> [Task to complete]:
Only the lines from the start of the data through the line with "import plotly.graph_objects as go" belong in the copy. Restate them word for word, minus the pictures.

Rows from a dataset of charts and code
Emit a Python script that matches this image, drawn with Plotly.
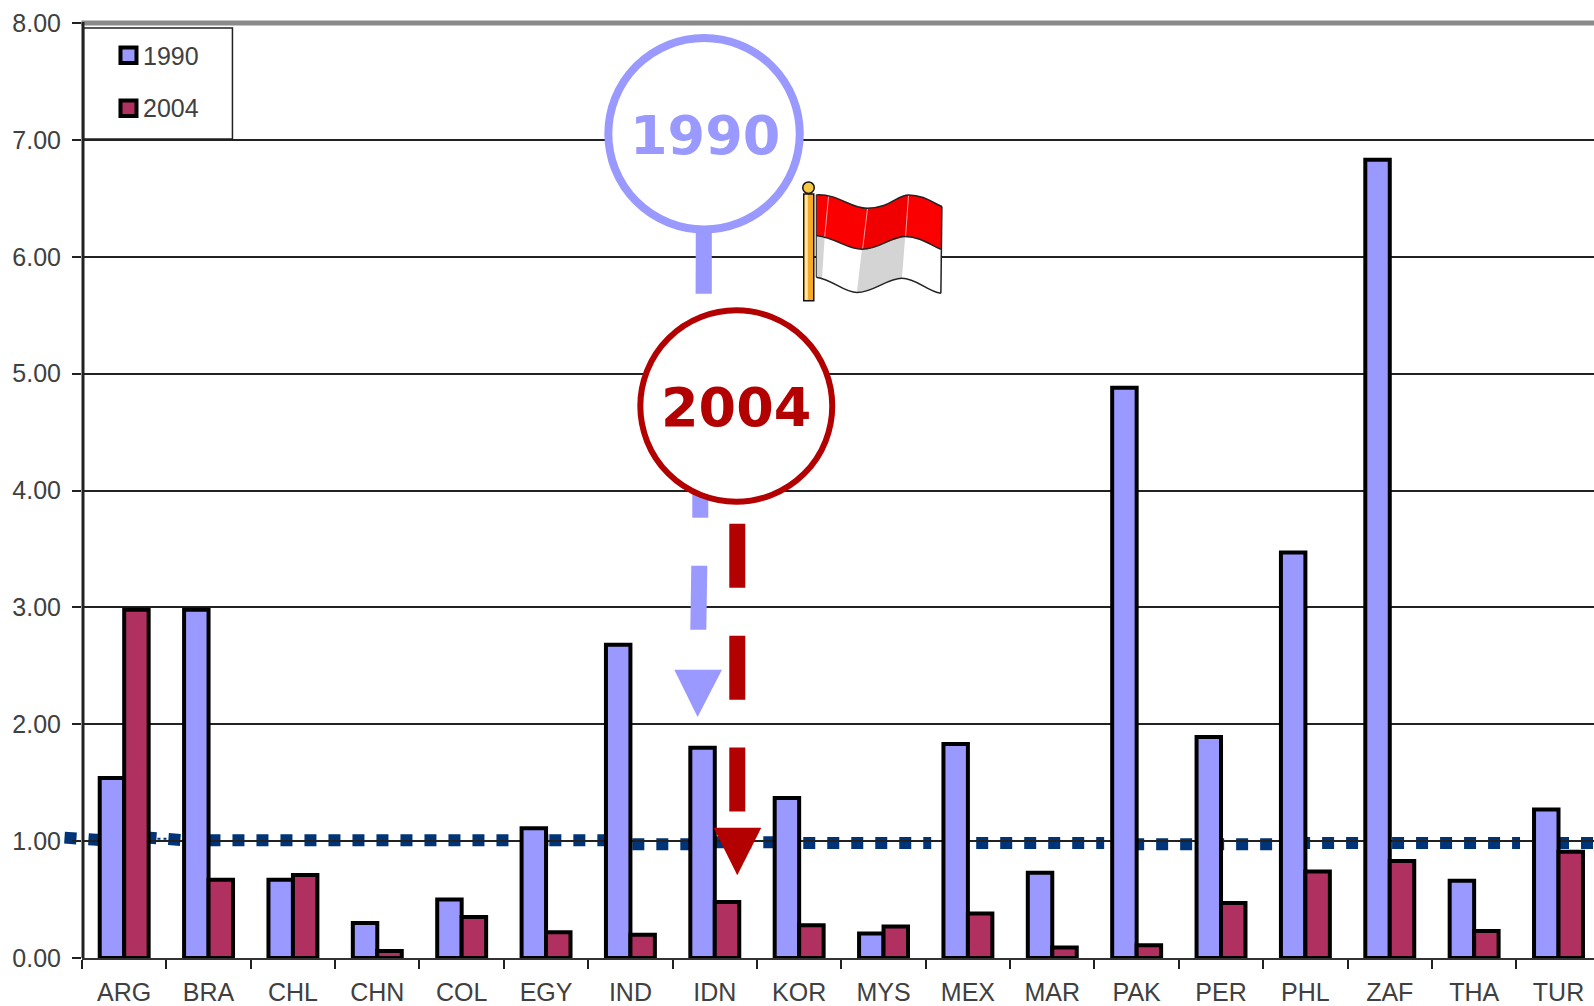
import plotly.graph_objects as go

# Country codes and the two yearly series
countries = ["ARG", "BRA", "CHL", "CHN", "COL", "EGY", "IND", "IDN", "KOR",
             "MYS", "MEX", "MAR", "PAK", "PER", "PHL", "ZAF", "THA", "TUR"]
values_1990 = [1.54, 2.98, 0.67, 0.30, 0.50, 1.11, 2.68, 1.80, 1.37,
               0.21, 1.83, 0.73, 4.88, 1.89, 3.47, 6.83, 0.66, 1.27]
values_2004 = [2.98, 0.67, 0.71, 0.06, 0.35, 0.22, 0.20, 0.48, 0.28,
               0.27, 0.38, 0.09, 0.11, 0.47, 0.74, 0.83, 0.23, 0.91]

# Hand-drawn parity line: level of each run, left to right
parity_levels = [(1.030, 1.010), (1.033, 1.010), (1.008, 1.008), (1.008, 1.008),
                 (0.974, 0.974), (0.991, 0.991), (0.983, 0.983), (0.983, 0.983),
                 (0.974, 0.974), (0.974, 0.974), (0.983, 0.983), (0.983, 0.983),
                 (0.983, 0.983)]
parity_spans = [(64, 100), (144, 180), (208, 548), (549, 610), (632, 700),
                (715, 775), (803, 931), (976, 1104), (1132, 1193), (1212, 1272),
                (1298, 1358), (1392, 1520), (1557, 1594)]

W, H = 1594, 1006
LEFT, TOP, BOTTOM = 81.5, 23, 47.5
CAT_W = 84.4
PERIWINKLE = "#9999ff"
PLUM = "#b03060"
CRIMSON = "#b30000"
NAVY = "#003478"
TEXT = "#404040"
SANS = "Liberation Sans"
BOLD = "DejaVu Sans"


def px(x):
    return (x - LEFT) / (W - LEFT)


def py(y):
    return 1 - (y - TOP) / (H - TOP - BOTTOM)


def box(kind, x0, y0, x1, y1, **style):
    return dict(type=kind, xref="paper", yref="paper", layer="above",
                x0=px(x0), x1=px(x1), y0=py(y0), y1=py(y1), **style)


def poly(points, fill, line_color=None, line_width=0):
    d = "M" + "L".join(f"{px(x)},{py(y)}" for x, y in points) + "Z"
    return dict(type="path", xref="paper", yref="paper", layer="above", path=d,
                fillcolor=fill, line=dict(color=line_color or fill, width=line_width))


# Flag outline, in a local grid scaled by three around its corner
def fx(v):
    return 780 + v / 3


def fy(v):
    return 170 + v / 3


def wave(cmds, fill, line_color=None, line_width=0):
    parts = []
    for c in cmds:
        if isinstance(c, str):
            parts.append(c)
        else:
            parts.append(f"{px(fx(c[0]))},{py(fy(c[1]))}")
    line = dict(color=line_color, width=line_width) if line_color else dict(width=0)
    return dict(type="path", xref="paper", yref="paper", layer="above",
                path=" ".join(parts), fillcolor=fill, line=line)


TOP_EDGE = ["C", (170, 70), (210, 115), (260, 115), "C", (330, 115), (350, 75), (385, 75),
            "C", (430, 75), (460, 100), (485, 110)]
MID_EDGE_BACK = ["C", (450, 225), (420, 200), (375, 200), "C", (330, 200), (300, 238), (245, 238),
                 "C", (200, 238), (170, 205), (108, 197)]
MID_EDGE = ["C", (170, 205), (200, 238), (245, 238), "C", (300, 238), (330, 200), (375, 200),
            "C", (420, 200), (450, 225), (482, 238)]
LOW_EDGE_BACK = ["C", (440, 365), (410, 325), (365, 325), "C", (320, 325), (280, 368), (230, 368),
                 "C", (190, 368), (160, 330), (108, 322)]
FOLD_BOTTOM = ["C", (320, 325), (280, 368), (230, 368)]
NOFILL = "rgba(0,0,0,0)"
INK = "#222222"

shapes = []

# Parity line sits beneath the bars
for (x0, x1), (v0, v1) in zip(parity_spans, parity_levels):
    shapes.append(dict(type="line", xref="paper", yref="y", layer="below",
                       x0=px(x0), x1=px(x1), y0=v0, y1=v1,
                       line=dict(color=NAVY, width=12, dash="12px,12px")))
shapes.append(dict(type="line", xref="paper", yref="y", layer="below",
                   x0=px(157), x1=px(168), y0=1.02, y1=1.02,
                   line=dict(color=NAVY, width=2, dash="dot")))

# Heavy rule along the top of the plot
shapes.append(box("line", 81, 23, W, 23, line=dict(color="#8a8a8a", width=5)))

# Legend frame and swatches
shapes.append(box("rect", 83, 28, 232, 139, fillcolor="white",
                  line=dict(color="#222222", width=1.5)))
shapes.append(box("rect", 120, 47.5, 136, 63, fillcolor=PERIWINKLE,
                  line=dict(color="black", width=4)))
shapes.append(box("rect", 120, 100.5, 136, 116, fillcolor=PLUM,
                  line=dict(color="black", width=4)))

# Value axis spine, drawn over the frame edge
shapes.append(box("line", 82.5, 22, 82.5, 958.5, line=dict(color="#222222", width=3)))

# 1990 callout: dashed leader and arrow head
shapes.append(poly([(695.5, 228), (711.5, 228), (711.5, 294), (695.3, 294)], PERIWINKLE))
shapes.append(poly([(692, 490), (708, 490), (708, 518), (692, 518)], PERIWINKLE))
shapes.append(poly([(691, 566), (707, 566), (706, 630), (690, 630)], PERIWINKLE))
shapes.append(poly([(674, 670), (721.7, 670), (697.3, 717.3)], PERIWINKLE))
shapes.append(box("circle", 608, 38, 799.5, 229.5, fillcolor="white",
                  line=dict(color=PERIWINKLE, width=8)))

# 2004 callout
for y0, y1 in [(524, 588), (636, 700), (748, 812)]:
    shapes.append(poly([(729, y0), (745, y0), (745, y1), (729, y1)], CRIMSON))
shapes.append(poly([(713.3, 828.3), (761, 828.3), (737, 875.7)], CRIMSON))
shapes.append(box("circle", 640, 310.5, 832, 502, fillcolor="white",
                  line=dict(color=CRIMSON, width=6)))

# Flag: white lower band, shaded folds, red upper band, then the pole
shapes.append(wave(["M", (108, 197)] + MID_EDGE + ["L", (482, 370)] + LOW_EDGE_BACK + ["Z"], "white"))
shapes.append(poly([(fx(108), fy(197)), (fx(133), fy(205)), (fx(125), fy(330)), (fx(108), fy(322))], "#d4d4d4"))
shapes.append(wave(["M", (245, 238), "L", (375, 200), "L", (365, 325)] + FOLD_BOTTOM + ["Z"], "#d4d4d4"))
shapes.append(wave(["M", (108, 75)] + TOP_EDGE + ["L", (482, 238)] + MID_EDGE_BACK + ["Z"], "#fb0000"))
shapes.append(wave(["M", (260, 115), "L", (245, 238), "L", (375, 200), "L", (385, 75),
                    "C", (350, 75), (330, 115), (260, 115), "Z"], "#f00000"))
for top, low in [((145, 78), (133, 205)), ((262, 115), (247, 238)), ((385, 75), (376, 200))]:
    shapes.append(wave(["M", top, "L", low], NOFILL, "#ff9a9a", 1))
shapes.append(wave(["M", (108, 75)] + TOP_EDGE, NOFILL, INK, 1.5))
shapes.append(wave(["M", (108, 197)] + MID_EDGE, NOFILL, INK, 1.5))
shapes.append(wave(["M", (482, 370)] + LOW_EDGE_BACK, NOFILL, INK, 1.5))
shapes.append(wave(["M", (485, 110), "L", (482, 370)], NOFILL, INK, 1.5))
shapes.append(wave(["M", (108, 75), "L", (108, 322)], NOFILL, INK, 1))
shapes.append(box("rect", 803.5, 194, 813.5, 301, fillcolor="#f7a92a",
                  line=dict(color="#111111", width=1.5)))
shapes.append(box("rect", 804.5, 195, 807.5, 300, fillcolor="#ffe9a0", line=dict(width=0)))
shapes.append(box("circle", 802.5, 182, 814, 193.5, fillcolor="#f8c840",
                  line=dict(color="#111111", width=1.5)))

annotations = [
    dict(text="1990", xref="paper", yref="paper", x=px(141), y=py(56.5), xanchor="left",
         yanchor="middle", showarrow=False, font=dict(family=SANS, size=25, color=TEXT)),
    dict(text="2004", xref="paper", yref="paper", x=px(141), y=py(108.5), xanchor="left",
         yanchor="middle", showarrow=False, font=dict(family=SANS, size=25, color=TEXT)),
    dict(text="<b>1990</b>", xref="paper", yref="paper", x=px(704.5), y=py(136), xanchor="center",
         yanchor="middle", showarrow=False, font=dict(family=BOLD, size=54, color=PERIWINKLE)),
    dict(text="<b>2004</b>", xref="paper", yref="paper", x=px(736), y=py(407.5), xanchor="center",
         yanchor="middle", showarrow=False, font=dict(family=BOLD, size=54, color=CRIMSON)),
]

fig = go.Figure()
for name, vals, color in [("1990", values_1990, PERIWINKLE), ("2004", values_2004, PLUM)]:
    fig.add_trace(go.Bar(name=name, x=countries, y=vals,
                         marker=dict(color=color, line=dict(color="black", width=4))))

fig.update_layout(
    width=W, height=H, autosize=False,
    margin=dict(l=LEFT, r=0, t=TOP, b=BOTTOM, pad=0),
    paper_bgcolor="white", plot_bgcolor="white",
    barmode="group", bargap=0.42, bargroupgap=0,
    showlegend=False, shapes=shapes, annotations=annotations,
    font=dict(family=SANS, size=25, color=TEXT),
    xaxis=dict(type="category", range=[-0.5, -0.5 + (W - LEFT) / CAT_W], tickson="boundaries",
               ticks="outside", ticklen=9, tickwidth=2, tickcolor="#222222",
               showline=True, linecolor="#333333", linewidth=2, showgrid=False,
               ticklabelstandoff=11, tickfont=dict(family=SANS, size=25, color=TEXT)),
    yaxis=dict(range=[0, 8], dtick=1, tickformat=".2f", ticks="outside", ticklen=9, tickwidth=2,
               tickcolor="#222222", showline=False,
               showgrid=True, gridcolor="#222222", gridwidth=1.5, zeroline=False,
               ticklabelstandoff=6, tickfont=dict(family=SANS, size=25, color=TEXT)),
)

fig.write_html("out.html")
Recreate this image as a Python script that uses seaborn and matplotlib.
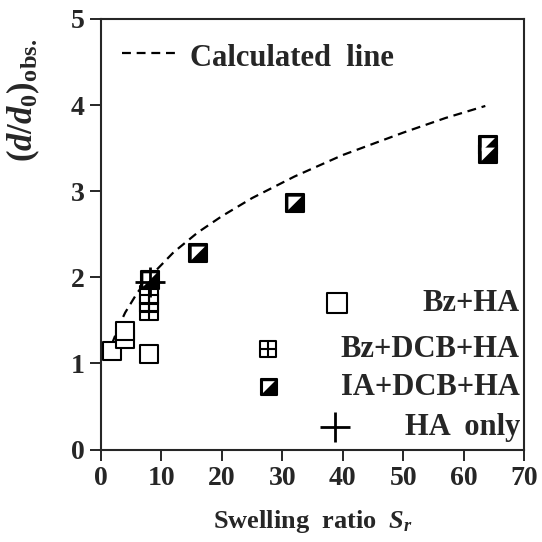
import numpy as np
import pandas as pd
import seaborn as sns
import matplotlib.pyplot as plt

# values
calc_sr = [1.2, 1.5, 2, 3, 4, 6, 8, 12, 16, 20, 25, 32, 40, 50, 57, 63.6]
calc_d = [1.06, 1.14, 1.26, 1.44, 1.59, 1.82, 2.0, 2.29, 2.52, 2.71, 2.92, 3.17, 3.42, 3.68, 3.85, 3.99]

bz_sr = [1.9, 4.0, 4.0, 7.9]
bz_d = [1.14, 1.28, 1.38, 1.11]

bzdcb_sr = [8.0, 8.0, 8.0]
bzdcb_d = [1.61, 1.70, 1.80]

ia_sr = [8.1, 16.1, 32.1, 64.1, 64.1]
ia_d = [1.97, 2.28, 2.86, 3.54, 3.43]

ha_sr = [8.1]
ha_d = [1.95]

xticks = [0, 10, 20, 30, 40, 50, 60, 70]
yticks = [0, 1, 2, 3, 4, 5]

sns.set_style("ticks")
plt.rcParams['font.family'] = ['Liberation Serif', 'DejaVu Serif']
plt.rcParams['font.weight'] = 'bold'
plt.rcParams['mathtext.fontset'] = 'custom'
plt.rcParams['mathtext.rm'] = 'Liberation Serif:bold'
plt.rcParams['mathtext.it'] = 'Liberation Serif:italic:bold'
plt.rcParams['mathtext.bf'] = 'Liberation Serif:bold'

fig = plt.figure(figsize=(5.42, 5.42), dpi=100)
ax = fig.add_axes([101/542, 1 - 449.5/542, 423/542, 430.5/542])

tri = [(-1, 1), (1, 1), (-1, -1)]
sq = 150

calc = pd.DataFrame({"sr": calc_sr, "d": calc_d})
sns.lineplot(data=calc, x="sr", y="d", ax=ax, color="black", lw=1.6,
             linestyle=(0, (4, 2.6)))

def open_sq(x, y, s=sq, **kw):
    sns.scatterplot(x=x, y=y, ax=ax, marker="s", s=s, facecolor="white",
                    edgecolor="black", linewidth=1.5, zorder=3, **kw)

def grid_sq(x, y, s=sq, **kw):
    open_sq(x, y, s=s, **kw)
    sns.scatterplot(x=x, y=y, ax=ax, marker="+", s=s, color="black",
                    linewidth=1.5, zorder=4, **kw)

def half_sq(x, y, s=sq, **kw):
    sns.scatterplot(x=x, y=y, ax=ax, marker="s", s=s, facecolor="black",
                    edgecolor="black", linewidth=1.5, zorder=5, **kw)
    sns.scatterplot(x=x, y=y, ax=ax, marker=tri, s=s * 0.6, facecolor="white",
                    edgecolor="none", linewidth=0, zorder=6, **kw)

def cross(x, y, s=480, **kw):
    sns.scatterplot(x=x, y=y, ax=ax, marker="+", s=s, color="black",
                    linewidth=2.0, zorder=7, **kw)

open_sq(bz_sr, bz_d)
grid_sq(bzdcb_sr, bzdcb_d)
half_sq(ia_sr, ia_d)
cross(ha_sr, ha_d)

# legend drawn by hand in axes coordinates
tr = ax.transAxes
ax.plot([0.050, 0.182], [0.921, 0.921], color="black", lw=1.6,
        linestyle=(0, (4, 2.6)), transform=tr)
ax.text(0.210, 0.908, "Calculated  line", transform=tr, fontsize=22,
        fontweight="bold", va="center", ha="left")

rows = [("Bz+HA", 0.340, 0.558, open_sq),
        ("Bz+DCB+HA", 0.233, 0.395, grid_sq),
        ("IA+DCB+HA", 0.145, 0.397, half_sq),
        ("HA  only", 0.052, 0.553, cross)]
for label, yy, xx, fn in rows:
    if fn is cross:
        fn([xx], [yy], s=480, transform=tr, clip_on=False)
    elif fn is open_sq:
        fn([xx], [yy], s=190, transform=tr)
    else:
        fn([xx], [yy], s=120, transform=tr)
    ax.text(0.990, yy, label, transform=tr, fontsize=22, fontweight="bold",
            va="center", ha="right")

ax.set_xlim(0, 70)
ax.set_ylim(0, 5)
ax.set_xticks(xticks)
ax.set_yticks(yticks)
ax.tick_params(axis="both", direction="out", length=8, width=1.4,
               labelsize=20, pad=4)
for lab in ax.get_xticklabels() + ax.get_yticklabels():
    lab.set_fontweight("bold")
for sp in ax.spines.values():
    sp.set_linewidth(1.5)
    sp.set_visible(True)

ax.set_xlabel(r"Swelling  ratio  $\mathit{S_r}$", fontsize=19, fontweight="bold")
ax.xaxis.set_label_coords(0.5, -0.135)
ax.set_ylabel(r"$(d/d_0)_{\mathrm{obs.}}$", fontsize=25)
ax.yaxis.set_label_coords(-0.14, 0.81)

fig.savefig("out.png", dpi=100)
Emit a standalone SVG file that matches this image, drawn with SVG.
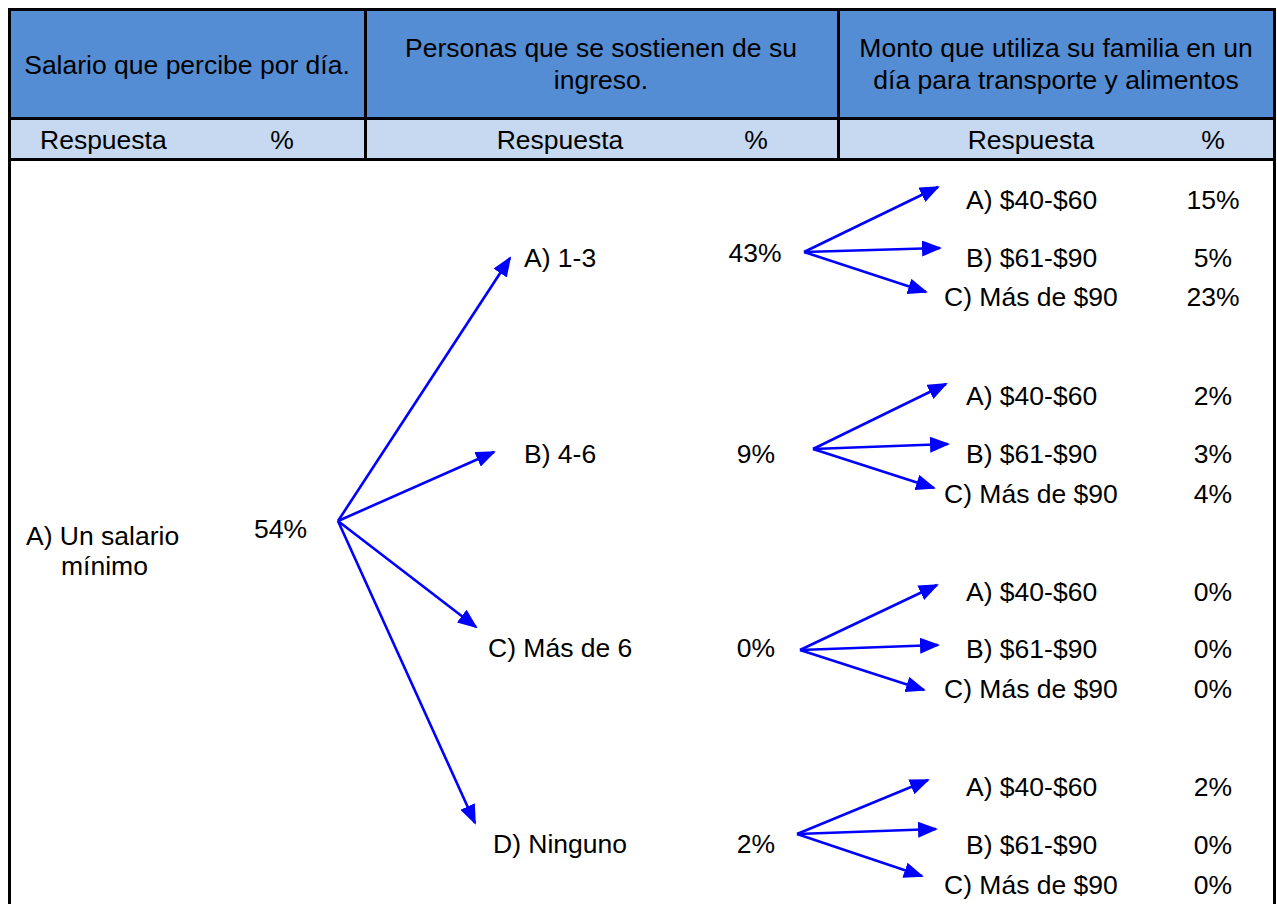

> [Solved exercise]:
Emit a Python script that matches this image, drawn with Plotly.
import plotly.graph_objects as go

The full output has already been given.